Both increased and decreased birth weight increase maternal and perinatal mortality and morbidity and predispose to metabolic and cardiovascular dysfunctions later in life. Hypoxia is the second most important factor determining fetal growth while duration of gestation is the most important. Maternal overweight and gestational diabetes are the major causes of fetal macrosomia.

In this study we examined the effects of environmental hypoxia on maternal glucose and lipid metabolism in mice. We discovered that improved glucose tolerance, reduced insulin resistance and reduced amount of white adipose tissue led to decreased birth weight. Next, we examined if environmental hypoxia could protect obese dams from development of gestational diabetes. We found out that environmental hypoxia improved maternal metabolism and reduced adiposity but challenged placental health and fetal growth.

The major risk factors for gestational diabetes are overweight, advanced maternal age, previous gestational diabetes, family history of type 2 diabetes and ethnicity. We examined the association of hemoglobin (Hb), the major distributor of oxygen, levels with risk for gestational diabetes in the Finnish Gestational Diabetes Study (FinnGeDi) and observed that higher Hb levels within the normal variation of the Finnish pregnant women increased the risk for gestational diabetes. On the other hand, lower Hb levels were protective against development of gestational diabetes. Within normal variation the lower Hb levels have been found to activate the hypoxia response and associate with improved metabolic health. This could explain the association between Hb levels and the risk for gestational diabetes. As opposed to environmental hypoxia, the lower Hb levels did not lead to decreased birth weight.

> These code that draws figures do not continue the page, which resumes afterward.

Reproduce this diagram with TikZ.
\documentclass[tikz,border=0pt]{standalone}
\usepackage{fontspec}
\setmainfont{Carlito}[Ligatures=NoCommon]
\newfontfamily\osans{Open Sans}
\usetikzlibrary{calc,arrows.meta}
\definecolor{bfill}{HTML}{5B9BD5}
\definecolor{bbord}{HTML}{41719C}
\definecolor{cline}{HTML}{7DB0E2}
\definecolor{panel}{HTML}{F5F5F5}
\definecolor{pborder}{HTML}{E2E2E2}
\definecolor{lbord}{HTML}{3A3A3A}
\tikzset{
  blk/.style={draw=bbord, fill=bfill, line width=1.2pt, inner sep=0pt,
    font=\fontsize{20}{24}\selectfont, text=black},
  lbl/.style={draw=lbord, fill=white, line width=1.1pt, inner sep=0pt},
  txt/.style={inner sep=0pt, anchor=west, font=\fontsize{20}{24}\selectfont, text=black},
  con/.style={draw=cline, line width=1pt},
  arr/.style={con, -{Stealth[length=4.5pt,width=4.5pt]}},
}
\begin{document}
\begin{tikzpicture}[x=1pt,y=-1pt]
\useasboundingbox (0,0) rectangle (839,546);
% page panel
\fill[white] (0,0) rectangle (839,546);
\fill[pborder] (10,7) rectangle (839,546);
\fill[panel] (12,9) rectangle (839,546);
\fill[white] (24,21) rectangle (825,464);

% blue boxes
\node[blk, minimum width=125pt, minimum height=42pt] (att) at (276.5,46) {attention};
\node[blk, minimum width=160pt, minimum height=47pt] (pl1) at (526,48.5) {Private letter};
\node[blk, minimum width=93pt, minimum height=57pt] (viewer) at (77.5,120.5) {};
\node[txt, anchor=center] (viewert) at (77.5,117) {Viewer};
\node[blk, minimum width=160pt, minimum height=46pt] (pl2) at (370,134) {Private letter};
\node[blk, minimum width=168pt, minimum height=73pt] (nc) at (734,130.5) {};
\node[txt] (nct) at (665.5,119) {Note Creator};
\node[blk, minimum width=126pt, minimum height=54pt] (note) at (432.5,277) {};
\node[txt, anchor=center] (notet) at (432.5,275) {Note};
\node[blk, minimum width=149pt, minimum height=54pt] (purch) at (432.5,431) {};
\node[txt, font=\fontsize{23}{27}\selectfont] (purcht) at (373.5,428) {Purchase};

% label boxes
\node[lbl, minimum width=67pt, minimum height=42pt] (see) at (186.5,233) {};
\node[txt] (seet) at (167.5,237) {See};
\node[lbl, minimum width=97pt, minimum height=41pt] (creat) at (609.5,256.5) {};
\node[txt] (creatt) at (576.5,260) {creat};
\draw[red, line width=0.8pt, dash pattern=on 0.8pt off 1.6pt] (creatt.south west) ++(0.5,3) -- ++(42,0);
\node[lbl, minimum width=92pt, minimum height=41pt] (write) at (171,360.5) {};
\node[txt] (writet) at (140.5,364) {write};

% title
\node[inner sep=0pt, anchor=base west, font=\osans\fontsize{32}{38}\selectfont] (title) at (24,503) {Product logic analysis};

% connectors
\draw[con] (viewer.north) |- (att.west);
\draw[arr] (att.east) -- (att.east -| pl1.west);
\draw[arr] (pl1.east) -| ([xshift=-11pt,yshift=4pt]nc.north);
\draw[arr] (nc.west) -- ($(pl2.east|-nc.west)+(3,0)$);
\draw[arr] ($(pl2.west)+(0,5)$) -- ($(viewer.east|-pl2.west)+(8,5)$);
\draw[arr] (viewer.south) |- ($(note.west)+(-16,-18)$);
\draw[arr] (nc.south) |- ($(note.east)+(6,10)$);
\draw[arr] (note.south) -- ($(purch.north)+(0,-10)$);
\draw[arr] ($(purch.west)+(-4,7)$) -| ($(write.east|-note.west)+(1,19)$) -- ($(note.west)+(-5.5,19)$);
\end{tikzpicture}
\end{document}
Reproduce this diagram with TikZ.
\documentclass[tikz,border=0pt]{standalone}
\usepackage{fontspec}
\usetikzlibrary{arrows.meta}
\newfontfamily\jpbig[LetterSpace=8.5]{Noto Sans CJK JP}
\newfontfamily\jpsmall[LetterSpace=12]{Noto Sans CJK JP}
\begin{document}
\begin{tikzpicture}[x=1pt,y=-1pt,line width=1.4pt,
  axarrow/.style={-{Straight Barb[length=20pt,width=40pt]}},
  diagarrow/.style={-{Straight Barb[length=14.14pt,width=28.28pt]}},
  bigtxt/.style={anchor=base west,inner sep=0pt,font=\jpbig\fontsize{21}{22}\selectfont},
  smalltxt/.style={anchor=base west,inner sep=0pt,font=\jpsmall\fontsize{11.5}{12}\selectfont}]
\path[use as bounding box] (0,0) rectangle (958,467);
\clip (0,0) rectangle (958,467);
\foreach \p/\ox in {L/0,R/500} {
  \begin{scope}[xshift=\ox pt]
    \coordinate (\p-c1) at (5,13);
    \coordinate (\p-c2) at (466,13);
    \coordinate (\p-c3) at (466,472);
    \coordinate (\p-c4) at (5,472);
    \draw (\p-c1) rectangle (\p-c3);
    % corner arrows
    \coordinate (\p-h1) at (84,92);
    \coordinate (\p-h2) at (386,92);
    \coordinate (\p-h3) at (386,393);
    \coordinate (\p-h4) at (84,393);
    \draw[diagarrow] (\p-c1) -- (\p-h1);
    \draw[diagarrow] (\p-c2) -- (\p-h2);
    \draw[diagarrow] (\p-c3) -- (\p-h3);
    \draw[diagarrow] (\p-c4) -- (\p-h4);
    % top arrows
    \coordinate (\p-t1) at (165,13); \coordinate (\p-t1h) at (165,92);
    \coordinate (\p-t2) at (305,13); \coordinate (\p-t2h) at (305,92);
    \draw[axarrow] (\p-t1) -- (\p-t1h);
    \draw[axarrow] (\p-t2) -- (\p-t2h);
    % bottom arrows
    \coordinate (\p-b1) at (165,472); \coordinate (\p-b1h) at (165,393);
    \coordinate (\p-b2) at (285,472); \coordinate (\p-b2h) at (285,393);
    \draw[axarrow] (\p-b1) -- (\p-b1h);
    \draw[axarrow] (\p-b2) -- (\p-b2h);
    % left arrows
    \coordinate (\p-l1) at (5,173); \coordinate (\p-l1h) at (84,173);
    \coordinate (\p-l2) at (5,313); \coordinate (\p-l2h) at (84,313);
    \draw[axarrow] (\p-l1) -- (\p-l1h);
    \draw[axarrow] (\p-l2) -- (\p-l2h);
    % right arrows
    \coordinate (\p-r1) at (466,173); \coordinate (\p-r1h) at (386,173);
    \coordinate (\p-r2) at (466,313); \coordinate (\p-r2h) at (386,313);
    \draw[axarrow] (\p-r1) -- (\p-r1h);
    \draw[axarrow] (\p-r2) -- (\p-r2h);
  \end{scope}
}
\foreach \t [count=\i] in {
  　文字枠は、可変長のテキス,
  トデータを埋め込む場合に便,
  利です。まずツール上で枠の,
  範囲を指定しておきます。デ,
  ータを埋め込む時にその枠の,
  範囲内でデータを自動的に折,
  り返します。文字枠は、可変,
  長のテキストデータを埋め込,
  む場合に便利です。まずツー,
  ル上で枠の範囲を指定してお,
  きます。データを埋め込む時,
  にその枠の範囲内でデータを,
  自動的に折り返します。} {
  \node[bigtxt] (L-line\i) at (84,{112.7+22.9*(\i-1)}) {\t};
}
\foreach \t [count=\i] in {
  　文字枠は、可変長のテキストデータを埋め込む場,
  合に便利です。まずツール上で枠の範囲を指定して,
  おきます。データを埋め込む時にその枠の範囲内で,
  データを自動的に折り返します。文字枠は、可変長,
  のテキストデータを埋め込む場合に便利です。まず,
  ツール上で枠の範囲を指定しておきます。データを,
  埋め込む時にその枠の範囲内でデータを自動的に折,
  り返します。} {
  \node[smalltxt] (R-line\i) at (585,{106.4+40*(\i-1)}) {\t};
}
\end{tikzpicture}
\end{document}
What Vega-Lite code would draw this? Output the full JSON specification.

Hypoxia response has a marked effect on maternal metabolism, but the environmental hypoxia used in these studies, corresponding to oxygen tension at altitude of 2700 m, was too severe for fetal growth. However, hypoxia response induced by lower Hb levels was beneficial for maternal metabolism without negative effects on the child. On the other hand, higher Hb levels associate with higher risk for gestational diabetes via higher blood pressure levels, increased body weight and poor glucose tolerance. Hypoxia has a high potential for treatment and prevention of metabolic dysfunction during pregnancy but there is a delicate balance between risks and benefits.